▶ Objective
Copy each line holding the string "with".

▶ Data
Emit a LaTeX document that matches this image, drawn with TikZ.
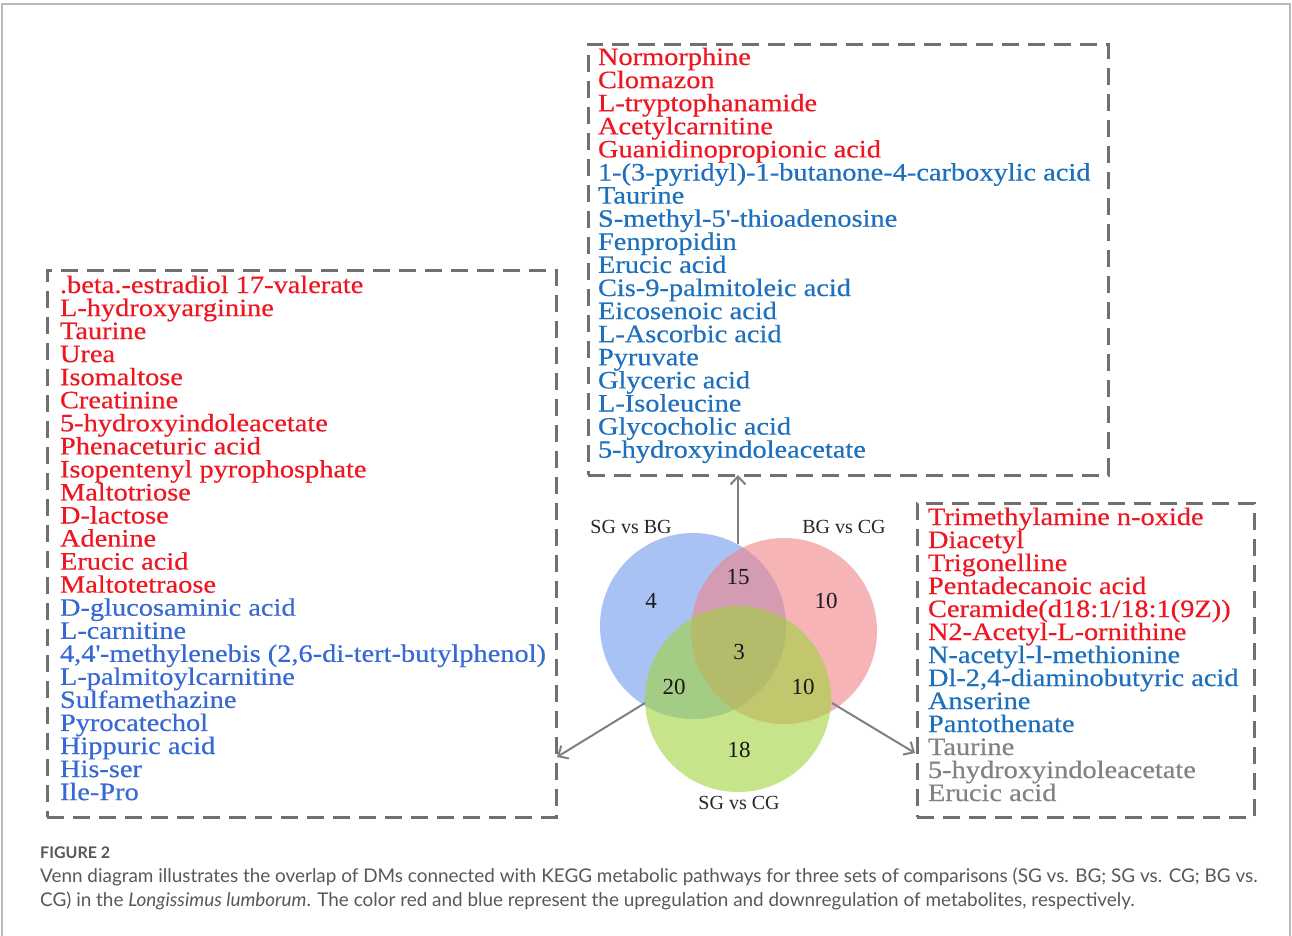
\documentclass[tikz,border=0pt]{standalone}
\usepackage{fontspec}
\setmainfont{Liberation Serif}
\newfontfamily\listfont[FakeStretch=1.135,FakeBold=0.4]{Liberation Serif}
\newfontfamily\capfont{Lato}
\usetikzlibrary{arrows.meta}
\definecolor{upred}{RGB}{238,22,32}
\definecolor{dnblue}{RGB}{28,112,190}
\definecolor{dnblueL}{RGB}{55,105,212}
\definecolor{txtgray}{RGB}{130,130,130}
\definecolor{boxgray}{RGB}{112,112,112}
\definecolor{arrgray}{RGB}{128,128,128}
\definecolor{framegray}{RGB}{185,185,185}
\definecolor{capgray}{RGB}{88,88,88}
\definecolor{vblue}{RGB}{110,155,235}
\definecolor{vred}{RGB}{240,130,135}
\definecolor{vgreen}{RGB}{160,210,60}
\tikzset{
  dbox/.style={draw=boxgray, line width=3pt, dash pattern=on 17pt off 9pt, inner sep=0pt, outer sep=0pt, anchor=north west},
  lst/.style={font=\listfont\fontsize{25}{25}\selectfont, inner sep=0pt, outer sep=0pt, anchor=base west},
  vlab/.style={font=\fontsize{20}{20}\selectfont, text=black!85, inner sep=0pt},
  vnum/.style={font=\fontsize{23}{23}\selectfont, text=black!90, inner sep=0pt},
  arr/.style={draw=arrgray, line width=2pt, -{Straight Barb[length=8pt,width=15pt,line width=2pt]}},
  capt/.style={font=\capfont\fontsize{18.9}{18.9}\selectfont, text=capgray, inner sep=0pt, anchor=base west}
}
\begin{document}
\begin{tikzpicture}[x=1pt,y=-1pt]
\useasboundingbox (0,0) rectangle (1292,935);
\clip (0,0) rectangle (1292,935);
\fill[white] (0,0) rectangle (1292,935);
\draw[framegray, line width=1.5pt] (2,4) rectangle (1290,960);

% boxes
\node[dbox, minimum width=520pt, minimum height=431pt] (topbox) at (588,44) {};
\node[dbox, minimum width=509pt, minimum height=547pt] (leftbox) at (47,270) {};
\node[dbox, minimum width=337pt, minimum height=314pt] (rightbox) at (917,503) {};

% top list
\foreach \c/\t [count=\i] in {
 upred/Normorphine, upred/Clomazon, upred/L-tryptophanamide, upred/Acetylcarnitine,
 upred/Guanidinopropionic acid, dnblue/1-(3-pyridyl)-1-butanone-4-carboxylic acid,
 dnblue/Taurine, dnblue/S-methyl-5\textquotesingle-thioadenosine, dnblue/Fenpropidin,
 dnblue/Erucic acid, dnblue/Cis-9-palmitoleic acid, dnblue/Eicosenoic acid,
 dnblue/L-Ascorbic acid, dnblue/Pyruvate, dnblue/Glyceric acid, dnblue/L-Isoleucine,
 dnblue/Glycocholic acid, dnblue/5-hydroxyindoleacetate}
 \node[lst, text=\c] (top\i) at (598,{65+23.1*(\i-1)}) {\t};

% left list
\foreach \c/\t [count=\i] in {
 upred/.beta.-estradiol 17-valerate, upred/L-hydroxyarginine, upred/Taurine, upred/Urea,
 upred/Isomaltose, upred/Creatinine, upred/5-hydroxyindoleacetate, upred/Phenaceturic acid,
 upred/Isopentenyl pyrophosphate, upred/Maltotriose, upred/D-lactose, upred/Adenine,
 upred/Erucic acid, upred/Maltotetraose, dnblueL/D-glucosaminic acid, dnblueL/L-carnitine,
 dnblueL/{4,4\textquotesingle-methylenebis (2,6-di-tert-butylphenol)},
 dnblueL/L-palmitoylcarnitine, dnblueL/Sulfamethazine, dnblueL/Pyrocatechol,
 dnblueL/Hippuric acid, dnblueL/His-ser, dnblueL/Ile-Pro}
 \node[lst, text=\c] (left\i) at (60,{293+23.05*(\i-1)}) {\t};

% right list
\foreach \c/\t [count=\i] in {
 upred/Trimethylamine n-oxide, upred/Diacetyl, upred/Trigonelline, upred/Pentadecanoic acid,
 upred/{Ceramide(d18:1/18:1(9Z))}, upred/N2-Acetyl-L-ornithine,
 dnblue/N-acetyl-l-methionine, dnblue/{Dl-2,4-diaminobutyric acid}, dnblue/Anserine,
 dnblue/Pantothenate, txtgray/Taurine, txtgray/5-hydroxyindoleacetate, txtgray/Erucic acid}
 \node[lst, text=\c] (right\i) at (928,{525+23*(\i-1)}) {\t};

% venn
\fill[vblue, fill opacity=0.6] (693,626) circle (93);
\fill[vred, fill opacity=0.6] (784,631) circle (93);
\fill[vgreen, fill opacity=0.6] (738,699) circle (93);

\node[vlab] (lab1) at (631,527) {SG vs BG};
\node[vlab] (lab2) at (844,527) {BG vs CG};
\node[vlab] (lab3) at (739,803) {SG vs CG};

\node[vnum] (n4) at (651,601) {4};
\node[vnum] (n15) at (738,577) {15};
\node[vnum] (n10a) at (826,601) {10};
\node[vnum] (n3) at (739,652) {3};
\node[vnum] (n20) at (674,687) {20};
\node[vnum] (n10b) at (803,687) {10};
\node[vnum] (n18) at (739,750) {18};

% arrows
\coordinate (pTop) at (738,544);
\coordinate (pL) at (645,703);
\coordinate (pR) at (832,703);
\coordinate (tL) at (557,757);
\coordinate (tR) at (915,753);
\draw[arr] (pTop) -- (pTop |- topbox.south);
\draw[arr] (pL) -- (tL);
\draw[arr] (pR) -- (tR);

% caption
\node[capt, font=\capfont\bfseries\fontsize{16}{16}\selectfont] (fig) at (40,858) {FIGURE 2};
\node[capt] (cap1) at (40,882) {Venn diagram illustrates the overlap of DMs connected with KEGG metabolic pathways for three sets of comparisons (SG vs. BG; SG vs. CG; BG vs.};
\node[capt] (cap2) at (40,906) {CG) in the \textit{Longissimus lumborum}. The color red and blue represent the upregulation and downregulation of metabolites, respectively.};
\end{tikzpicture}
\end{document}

▶ Task solution
Emit a LaTeX document that matches this image, drawn with TikZ.
\node[capt] (cap1) at (40,882) {Venn diagram illustrates the overlap of DMs connected with KEGG metabolic pathways for three sets of comparisons (SG vs. BG; SG vs. CG; BG vs.};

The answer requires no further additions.